### Directions for this task
Without the pictures, print the lines running from the beginning of the material to the line containing "DX, DY = 10, 8", both ends included.

### Information supplied
################

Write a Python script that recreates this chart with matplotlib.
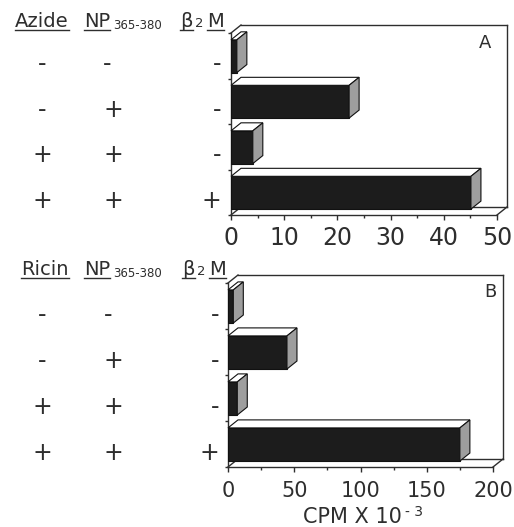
import matplotlib
matplotlib.use("Agg")
import matplotlib.pyplot as plt
import matplotlib.transforms as mtransforms
from matplotlib.patches import Polygon
from matplotlib.lines import Line2D
import numpy as np

# ---------------- data ----------------
row_treat = ["-", "-", "+", "+"]
row_np = ["-", "+", "+", "+"]
row_b2m = ["-", "-", "-", "+"]

treat_A = "Azide"
values_A = [1.1, 22.2, 4.1, 45.1]
ticks_A = [0, 10, 20, 30, 40, 50]
minor_A = [5, 15, 25, 35, 45]

treat_B = "Ricin"
values_B = [4, 44.5, 7, 175]
ticks_B = [0, 50, 100, 150, 200]
minor_B = [25, 75, 125, 175]

np_label = "NP"
np_sub = "365-380"
b2m_b = "\u03b2"
b2m_2 = "2"
b2m_m = "M"
xlabel_main = "CPM X 10"
xlabel_exp = "- 3"

# ---------------- figure ----------------
W, H, DPI = 514, 527, 100
plt.rcParams["font.family"] = ["DejaVu Sans"]
INK = "#2e2e2e"
fig = plt.figure(figsize=(W / DPI, H / DPI), dpi=DPI)

def px_rect(l, t, r, b):
    return [l / W, 1 - b / H, (r - l) / W, (b - t) / H]

pix = mtransforms.Affine2D().scale(1 / W, -1 / H).translate(0, 1) + fig.transFigure

axA = fig.add_axes(px_rect(231, 33, 497, 215))
axB = fig.add_axes(px_rect(228, 283, 493, 467))

DX, DY = 10, 8  # depth offset in pixels


def panel(ax, values, xmax, major, minor, tick_fs, pad):
    n = len(values)
    ax.set_xlim(0, xmax)
    ax.set_ylim(n, 0)
    ax.patch.set_visible(False)
    for s in ["top", "right"]:
        ax.spines[s].set_visible(False)
    for s in ["left", "bottom"]:
        ax.spines[s].set_linewidth(1.0)
        ax.spines[s].set_color(INK)
    ax.set_xticks(major, labels=[f"{t:g}" for t in major])
    ax.set_xticks(minor, minor=True)
    ax.set_yticks(range(n + 1))
    ax.set_yticklabels([])
    ax.tick_params(axis="x", which="major", length=3.6, width=1, colors=INK,
                   labelsize=tick_fs, pad=pad)
    ax.tick_params(axis="x", which="minor", length=2.2, width=1, colors=INK)
    ax.tick_params(axis="y", length=2, width=1, colors=INK)

    p0 = ax.transData.transform((0, 0))
    q = ax.transData.inverted().transform(p0 + np.array([DX, DY]))
    ddx, ddy = q[0], q[1]

    lk = dict(color=INK, lw=1.0, clip_on=False, zorder=1)
    segs = [
        [(0, 0), (ddx, ddy)],
        [(ddx, ddy), (xmax + ddx, ddy)],
        [(xmax + ddx, ddy), (xmax + ddx, n + ddy)],
        [(ddx, n + ddy), (xmax + ddx, n + ddy)],
        [(0, n), (ddx, n + ddy)],
        [(xmax, n), (xmax + ddx, n + ddy)],
    ]
    for sgm in segs:
        ax.add_line(Line2D([sgm[0][0], sgm[1][0]], [sgm[0][1], sgm[1][1]], **lk))

    pos = np.arange(n) + 0.51
    hgt = 0.72
    ax.barh(pos, values, height=hgt, color="#1c1c1c", edgecolor="#111111",
            linewidth=0.8, zorder=3)
    for p, v in zip(pos, values):
        yt, yb = p - hgt / 2, p + hgt / 2
        ax.add_patch(Polygon([(0, yt), (v, yt), (v + ddx, yt + ddy), (ddx, yt + ddy)],
                             closed=True, fc="white", ec="#111111", lw=0.8,
                             zorder=3, clip_on=False))
        ax.add_patch(Polygon([(v, yt), (v + ddx, yt + ddy), (v + ddx, yb + ddy), (v, yb)],
                             closed=True, fc="#9e9e9e", ec="#111111", lw=0.8,
                             zorder=3, clip_on=False))


panel(axA, values_A, 50, ticks_A, minor_A, 17, 4.0)
panel(axB, values_B, 200, ticks_B, minor_B, 15, 6.5)


def row_labels(ax, xs):
    tr = mtransforms.blended_transform_factory(fig.transFigure, ax.transData)
    for i, (a, b, c) in enumerate(zip(row_treat, row_np, row_b2m)):
        y = i + 0.5 + 0.19
        ax.text(xs[0] / W, y, a, transform=tr, ha="center", va="center",
                fontsize=17, color=INK)
        ax.text(xs[1] / W, y, b, transform=tr, ha="left", va="center",
                fontsize=17, color=INK)
        ax.text(xs[2] / W, y, c, transform=tr, ha="right", va="center",
                fontsize=17, color=INK)


row_labels(axA, (42, 103, 221))
row_labels(axB, (42, 104, 219))

headers = []


def header(treat, tx, base, bx, mx):
    t1 = fig.text(tx, base, treat, transform=pix, ha="center", va="baseline",
                  fontsize=14, color=INK)
    t2 = fig.text(84, base, np_label, transform=pix, ha="left", va="baseline",
                  fontsize=14, color=INK)
    t4 = fig.text(bx, base, b2m_b, transform=pix, ha="left", va="baseline",
                  fontsize=14, color=INK)
    t6 = fig.text(mx, base, b2m_m, transform=pix, ha="left", va="baseline",
                  fontsize=14, color=INK)
    headers.append((t1, t2, t4, t6, base))


header(treat_A, 42, 27, 180, 207)
header(treat_B, 45, 275, 182, 209)

fig.text(485, 43, "A", transform=pix, ha="center", va="center", fontsize=13, color=INK)
fig.text(490, 292, "B", transform=pix, ha="center", va="center", fontsize=13, color=INK)

fig.text(402, 523, xlabel_main, transform=pix, ha="right", va="baseline",
         fontsize=15, color=INK)
fig.text(405, 516, xlabel_exp, transform=pix, ha="left", va="baseline",
         fontsize=10, color=INK)

fig.canvas.draw()
r = fig.canvas.get_renderer()
for t1, t2, t4, t6, base in headers:
    bb2 = t2.get_window_extent(r)
    bb4 = t4.get_window_extent(r)
    fig.text(bb2.x1 + 3, base + 2, np_sub, transform=pix, ha="left", va="baseline",
             fontsize=8.5, color=INK)
    fig.text(bb4.x1 + 2, base, b2m_2, transform=pix, ha="left", va="baseline",
             fontsize=9.5, color=INK)
    for t in (t1, t2, t4, t6):
        bb = t.get_window_extent(r)
        y = base + 3
        fig.add_artist(Line2D([bb.x0 / W, bb.x1 / W], [1 - y / H, 1 - y / H],
                              transform=fig.transFigure, color=INK, lw=1.0))

fig.savefig("out.png", dpi=DPI)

################

### Task response
Write a Python script that recreates this chart with matplotlib.
import matplotlib
matplotlib.use("Agg")
import matplotlib.pyplot as plt
import matplotlib.transforms as mtransforms
from matplotlib.patches import Polygon
from matplotlib.lines import Line2D
import numpy as np

# ---------------- data ----------------
row_treat = ["-", "-", "+", "+"]
row_np = ["-", "+", "+", "+"]
row_b2m = ["-", "-", "-", "+"]

treat_A = "Azide"
values_A = [1.1, 22.2, 4.1, 45.1]
ticks_A = [0, 10, 20, 30, 40, 50]
minor_A = [5, 15, 25, 35, 45]

treat_B = "Ricin"
values_B = [4, 44.5, 7, 175]
ticks_B = [0, 50, 100, 150, 200]
minor_B = [25, 75, 125, 175]

np_label = "NP"
np_sub = "365-380"
b2m_b = "\u03b2"
b2m_2 = "2"
b2m_m = "M"
xlabel_main = "CPM X 10"
xlabel_exp = "- 3"

# ---------------- figure ----------------
W, H, DPI = 514, 527, 100
plt.rcParams["font.family"] = ["DejaVu Sans"]
INK = "#2e2e2e"
fig = plt.figure(figsize=(W / DPI, H / DPI), dpi=DPI)

def px_rect(l, t, r, b):
    return [l / W, 1 - b / H, (r - l) / W, (b - t) / H]

pix = mtransforms.Affine2D().scale(1 / W, -1 / H).translate(0, 1) + fig.transFigure

axA = fig.add_axes(px_rect(231, 33, 497, 215))
axB = fig.add_axes(px_rect(228, 283, 493, 467))

DX, DY = 10, 8  # depth offset in pixels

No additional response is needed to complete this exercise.